:: DATASET SECTION ::
<<<<

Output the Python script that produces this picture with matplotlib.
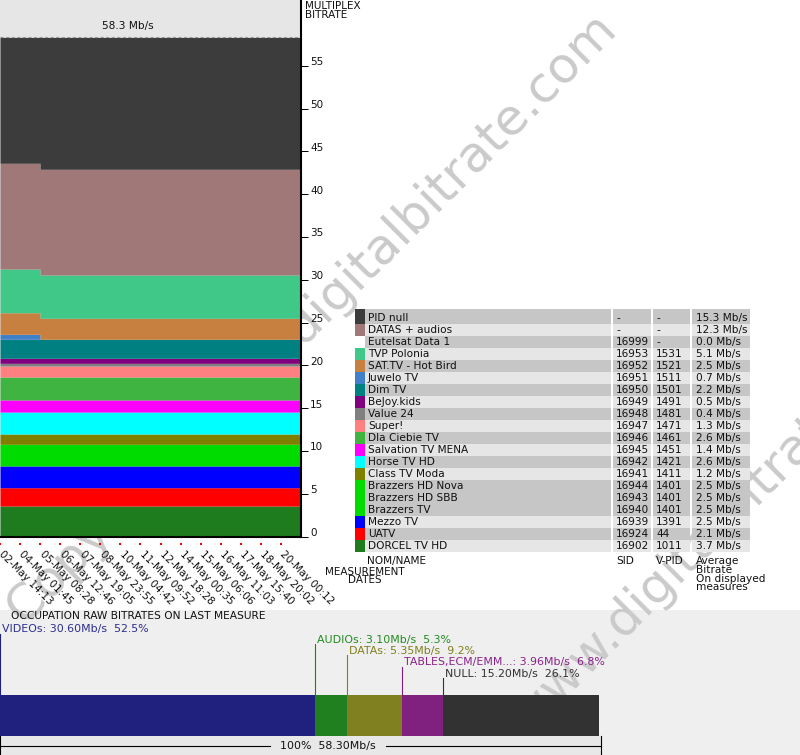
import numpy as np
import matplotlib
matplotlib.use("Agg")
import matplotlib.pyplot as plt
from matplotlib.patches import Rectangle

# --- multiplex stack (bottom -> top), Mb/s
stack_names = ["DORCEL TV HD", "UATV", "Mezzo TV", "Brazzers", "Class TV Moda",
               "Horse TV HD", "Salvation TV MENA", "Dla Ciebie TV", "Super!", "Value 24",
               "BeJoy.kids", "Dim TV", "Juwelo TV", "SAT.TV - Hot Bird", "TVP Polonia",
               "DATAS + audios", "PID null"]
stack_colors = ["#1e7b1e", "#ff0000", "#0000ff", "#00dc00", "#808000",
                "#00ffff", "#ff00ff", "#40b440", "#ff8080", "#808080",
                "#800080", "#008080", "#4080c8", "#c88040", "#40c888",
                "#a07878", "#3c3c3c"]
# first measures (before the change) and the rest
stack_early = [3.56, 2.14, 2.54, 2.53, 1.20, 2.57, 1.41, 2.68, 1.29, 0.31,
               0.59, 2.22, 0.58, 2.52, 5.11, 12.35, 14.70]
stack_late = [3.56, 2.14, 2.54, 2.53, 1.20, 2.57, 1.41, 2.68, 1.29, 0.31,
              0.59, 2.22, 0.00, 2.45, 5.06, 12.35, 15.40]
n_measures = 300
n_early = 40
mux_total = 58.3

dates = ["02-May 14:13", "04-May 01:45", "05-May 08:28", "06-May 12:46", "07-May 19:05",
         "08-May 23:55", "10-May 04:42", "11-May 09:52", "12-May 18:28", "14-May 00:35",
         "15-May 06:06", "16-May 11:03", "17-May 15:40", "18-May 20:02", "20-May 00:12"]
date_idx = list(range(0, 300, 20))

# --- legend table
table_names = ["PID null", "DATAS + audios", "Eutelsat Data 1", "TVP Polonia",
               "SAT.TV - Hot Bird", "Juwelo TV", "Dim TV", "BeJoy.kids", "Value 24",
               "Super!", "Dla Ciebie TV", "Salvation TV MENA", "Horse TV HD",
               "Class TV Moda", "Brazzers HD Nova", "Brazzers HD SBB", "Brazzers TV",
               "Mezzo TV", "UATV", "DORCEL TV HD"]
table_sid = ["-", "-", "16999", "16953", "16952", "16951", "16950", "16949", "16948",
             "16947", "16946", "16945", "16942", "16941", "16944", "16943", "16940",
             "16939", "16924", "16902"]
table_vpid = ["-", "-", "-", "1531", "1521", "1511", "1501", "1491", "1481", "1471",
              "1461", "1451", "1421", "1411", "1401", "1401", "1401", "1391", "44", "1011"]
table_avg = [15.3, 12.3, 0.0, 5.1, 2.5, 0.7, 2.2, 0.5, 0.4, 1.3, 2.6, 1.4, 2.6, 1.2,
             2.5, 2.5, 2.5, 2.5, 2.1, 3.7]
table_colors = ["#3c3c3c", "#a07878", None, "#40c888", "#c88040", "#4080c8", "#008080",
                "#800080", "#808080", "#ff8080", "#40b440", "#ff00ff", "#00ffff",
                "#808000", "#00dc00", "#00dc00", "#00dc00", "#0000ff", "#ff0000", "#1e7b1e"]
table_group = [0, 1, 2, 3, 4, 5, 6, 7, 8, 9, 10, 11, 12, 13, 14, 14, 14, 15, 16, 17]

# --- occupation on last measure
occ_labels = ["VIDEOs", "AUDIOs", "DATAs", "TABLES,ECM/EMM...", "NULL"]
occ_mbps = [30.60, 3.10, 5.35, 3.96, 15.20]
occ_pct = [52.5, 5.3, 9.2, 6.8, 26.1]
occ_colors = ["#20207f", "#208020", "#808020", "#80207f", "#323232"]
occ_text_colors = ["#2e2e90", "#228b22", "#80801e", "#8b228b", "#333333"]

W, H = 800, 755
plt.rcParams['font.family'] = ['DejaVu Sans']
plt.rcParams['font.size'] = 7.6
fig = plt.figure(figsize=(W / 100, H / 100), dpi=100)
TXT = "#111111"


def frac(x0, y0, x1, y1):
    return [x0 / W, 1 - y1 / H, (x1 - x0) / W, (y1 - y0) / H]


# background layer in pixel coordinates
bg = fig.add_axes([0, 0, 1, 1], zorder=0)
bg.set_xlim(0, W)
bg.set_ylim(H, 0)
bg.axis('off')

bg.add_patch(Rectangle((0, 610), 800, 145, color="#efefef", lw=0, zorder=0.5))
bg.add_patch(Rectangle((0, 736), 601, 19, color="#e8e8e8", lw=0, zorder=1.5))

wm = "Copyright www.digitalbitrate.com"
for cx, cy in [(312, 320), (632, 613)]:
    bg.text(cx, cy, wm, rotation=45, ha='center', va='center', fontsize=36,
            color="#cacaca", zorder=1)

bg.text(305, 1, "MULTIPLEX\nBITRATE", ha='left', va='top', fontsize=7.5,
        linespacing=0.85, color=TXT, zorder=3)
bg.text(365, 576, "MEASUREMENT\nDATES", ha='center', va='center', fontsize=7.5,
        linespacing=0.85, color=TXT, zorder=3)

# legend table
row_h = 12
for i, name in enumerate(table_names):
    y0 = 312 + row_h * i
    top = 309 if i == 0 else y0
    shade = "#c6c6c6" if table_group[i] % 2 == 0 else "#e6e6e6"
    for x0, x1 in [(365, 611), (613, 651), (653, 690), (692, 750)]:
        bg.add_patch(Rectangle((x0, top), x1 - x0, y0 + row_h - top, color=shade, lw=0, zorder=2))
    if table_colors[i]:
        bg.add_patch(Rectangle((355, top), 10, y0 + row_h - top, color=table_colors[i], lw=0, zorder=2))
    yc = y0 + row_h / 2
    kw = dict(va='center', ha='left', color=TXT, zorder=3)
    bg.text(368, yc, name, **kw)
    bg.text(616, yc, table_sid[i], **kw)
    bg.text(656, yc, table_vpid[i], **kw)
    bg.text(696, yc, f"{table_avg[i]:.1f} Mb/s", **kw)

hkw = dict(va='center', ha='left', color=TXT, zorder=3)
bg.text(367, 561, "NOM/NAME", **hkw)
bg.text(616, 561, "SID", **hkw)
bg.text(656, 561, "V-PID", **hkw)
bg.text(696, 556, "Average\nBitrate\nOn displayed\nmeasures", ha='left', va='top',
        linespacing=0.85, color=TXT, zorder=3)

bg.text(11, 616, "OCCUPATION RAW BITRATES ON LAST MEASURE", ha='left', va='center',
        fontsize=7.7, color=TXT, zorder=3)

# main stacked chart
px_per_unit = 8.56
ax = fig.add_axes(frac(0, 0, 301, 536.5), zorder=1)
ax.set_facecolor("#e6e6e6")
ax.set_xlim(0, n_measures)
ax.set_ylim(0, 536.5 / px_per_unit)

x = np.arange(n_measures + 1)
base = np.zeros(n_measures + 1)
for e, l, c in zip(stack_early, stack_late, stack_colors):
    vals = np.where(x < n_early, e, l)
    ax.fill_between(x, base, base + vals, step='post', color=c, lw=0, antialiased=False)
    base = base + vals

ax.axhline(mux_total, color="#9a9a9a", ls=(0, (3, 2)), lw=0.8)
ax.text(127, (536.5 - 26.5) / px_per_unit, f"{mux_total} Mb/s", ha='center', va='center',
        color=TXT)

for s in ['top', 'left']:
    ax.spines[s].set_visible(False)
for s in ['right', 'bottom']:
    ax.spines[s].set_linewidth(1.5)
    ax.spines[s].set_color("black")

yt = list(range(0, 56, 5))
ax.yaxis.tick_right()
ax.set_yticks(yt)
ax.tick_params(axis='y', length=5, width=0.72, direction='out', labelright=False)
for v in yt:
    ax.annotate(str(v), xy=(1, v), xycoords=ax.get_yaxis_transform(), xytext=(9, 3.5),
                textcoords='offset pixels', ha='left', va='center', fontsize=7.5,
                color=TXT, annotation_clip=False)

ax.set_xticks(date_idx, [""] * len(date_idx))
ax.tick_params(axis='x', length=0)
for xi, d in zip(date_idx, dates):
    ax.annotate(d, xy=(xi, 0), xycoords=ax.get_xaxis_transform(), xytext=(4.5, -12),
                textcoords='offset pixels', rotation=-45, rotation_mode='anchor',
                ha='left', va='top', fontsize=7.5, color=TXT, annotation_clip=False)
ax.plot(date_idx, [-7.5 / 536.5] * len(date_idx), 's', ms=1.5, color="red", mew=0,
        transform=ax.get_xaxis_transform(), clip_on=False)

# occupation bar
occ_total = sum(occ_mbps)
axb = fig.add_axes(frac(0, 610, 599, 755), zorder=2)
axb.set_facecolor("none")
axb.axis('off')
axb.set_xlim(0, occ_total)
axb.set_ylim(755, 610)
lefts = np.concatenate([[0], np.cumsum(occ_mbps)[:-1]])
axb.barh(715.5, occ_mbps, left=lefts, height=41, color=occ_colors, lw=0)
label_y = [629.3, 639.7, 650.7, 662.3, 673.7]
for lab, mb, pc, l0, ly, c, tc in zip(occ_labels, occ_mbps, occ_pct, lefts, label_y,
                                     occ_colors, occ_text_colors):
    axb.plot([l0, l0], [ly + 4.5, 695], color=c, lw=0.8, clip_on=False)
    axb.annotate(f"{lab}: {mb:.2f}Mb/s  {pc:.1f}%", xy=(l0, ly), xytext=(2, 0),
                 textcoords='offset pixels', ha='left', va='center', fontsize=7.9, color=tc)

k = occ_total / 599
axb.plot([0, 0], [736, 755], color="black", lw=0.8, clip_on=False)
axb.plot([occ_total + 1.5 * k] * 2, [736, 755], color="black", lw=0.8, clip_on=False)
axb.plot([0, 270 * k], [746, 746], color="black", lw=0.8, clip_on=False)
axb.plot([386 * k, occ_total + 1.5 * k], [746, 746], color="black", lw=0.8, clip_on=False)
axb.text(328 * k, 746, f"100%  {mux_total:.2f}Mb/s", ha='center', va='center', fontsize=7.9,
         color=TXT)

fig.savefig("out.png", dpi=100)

>>>>

:: WHAT YOU SHOULD DO ::
From the first line of the material down to the line containing "from matplotlib.patches import Rectangle", inclusive, return each line exactly, skipping any picture.

:: EXPECTED ANSWER ::
Output the Python script that produces this picture with matplotlib.
import numpy as np
import matplotlib
matplotlib.use("Agg")
import matplotlib.pyplot as plt
from matplotlib.patches import Rectangle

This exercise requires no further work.